- What needs to be done -
Could you repeat the records below exactly, leaving out any pictures?

- Given data -
┏━━
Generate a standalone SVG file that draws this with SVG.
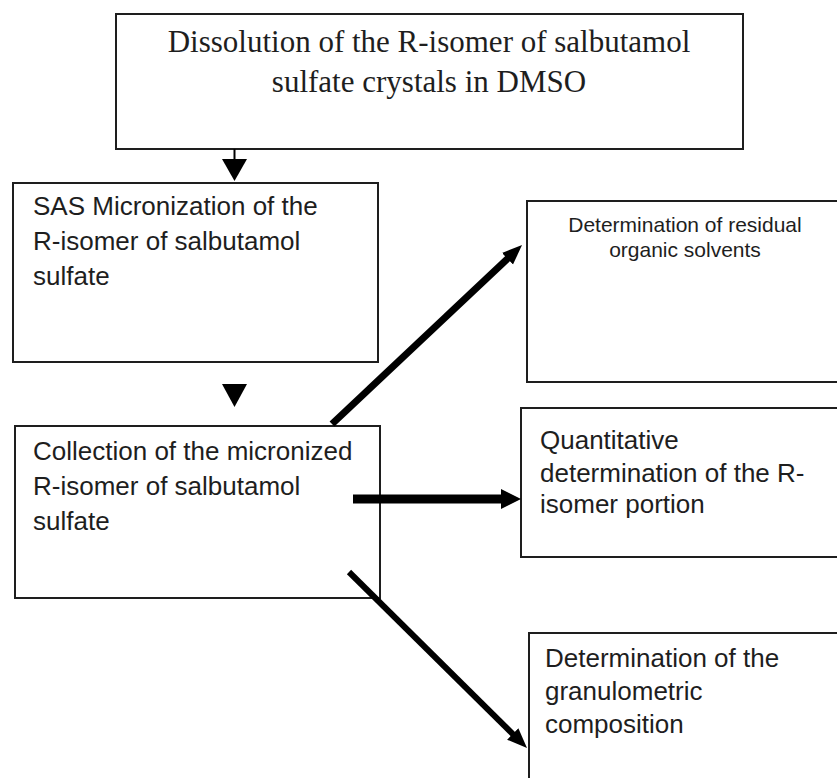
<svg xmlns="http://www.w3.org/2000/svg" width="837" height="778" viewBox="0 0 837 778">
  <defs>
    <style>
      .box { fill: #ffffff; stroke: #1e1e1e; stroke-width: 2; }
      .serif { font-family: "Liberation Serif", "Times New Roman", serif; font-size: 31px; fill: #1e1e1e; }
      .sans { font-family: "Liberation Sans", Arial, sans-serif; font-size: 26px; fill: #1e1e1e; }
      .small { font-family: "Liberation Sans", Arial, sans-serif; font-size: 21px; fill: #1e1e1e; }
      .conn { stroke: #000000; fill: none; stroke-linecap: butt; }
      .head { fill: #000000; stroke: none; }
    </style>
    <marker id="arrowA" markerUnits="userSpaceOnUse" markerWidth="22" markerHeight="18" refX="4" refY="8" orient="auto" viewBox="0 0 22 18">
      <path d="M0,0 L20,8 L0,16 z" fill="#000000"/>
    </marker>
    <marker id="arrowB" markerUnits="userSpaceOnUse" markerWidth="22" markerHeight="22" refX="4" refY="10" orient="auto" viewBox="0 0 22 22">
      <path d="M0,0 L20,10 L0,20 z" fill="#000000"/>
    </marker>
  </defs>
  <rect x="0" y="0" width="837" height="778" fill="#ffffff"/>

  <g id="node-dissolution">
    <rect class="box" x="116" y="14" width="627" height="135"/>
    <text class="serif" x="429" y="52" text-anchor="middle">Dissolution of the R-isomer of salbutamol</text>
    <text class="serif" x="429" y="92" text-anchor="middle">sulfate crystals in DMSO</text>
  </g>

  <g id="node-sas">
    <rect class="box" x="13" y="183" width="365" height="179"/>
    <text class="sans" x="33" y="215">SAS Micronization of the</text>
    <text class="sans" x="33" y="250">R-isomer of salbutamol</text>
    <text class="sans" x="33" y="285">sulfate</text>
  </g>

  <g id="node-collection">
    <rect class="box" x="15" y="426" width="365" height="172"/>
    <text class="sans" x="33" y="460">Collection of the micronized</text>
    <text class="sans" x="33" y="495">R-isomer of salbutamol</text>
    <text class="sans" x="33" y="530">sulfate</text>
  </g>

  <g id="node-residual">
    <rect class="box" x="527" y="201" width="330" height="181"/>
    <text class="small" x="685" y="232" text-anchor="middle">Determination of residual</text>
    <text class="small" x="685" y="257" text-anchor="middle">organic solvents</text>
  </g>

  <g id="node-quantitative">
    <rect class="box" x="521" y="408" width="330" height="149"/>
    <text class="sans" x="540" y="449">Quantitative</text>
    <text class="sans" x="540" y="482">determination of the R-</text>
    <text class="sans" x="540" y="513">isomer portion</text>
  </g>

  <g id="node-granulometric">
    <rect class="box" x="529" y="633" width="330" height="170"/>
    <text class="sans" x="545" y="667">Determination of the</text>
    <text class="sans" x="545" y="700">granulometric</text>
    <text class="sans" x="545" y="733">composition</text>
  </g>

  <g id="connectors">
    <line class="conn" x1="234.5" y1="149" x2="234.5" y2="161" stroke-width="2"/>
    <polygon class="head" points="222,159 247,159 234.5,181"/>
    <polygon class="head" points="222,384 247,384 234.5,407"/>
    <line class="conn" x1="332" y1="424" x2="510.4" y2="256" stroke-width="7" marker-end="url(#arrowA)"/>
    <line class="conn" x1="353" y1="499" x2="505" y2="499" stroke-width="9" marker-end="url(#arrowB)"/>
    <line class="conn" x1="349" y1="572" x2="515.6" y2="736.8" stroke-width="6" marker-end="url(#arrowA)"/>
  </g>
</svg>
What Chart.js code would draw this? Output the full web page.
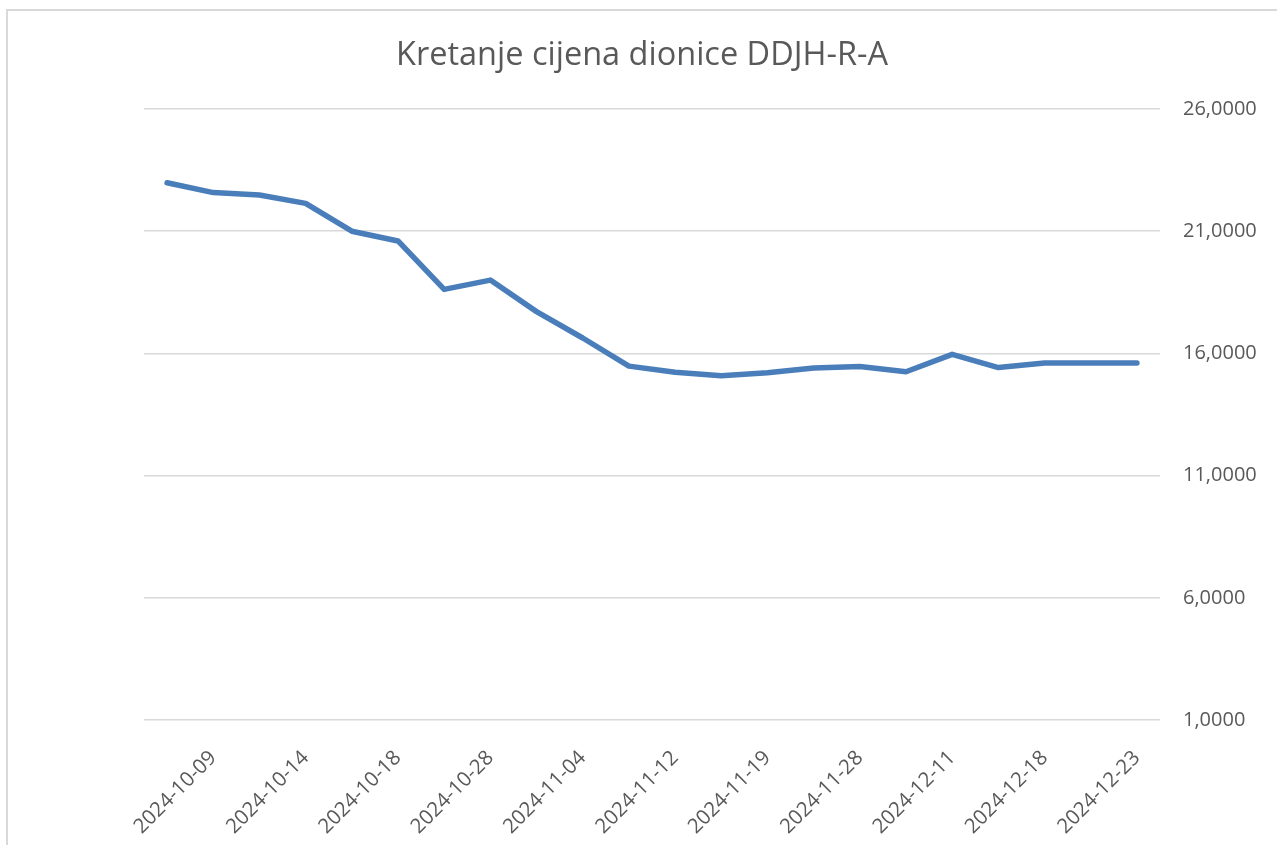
┗━━
- Correct output -
Generate a standalone SVG file that draws this with SVG.
<svg xmlns="http://www.w3.org/2000/svg" width="837" height="778" viewBox="0 0 837 778">
  <defs>
    <style>
      .box { fill: #ffffff; stroke: #1e1e1e; stroke-width: 2; }
      .serif { font-family: "Liberation Serif", "Times New Roman", serif; font-size: 31px; fill: #1e1e1e; }
      .sans { font-family: "Liberation Sans", Arial, sans-serif; font-size: 26px; fill: #1e1e1e; }
      .small { font-family: "Liberation Sans", Arial, sans-serif; font-size: 21px; fill: #1e1e1e; }
      .conn { stroke: #000000; fill: none; stroke-linecap: butt; }
      .head { fill: #000000; stroke: none; }
    </style>
    <marker id="arrowA" markerUnits="userSpaceOnUse" markerWidth="22" markerHeight="18" refX="4" refY="8" orient="auto" viewBox="0 0 22 18">
      <path d="M0,0 L20,8 L0,16 z" fill="#000000"/>
    </marker>
    <marker id="arrowB" markerUnits="userSpaceOnUse" markerWidth="22" markerHeight="22" refX="4" refY="10" orient="auto" viewBox="0 0 22 22">
      <path d="M0,0 L20,10 L0,20 z" fill="#000000"/>
    </marker>
  </defs>
  <rect x="0" y="0" width="837" height="778" fill="#ffffff"/>

  <g id="node-dissolution">
    <rect class="box" x="116" y="14" width="627" height="135"/>
    <text class="serif" x="429" y="52" text-anchor="middle">Dissolution of the R-isomer of salbutamol</text>
    <text class="serif" x="429" y="92" text-anchor="middle">sulfate crystals in DMSO</text>
  </g>

  <g id="node-sas">
    <rect class="box" x="13" y="183" width="365" height="179"/>
    <text class="sans" x="33" y="215">SAS Micronization of the</text>
    <text class="sans" x="33" y="250">R-isomer of salbutamol</text>
    <text class="sans" x="33" y="285">sulfate</text>
  </g>

  <g id="node-collection">
    <rect class="box" x="15" y="426" width="365" height="172"/>
    <text class="sans" x="33" y="460">Collection of the micronized</text>
    <text class="sans" x="33" y="495">R-isomer of salbutamol</text>
    <text class="sans" x="33" y="530">sulfate</text>
  </g>

  <g id="node-residual">
    <rect class="box" x="527" y="201" width="330" height="181"/>
    <text class="small" x="685" y="232" text-anchor="middle">Determination of residual</text>
    <text class="small" x="685" y="257" text-anchor="middle">organic solvents</text>
  </g>

  <g id="node-quantitative">
    <rect class="box" x="521" y="408" width="330" height="149"/>
    <text class="sans" x="540" y="449">Quantitative</text>
    <text class="sans" x="540" y="482">determination of the R-</text>
    <text class="sans" x="540" y="513">isomer portion</text>
  </g>

  <g id="node-granulometric">
    <rect class="box" x="529" y="633" width="330" height="170"/>
    <text class="sans" x="545" y="667">Determination of the</text>
    <text class="sans" x="545" y="700">granulometric</text>
    <text class="sans" x="545" y="733">composition</text>
  </g>

  <g id="connectors">
    <line class="conn" x1="234.5" y1="149" x2="234.5" y2="161" stroke-width="2"/>
    <polygon class="head" points="222,159 247,159 234.5,181"/>
    <polygon class="head" points="222,384 247,384 234.5,407"/>
    <line class="conn" x1="332" y1="424" x2="510.4" y2="256" stroke-width="7" marker-end="url(#arrowA)"/>
    <line class="conn" x1="353" y1="499" x2="505" y2="499" stroke-width="9" marker-end="url(#arrowB)"/>
    <line class="conn" x1="349" y1="572" x2="515.6" y2="736.8" stroke-width="6" marker-end="url(#arrowA)"/>
  </g>
</svg>
What Chart.js code would draw this? Output the full web page.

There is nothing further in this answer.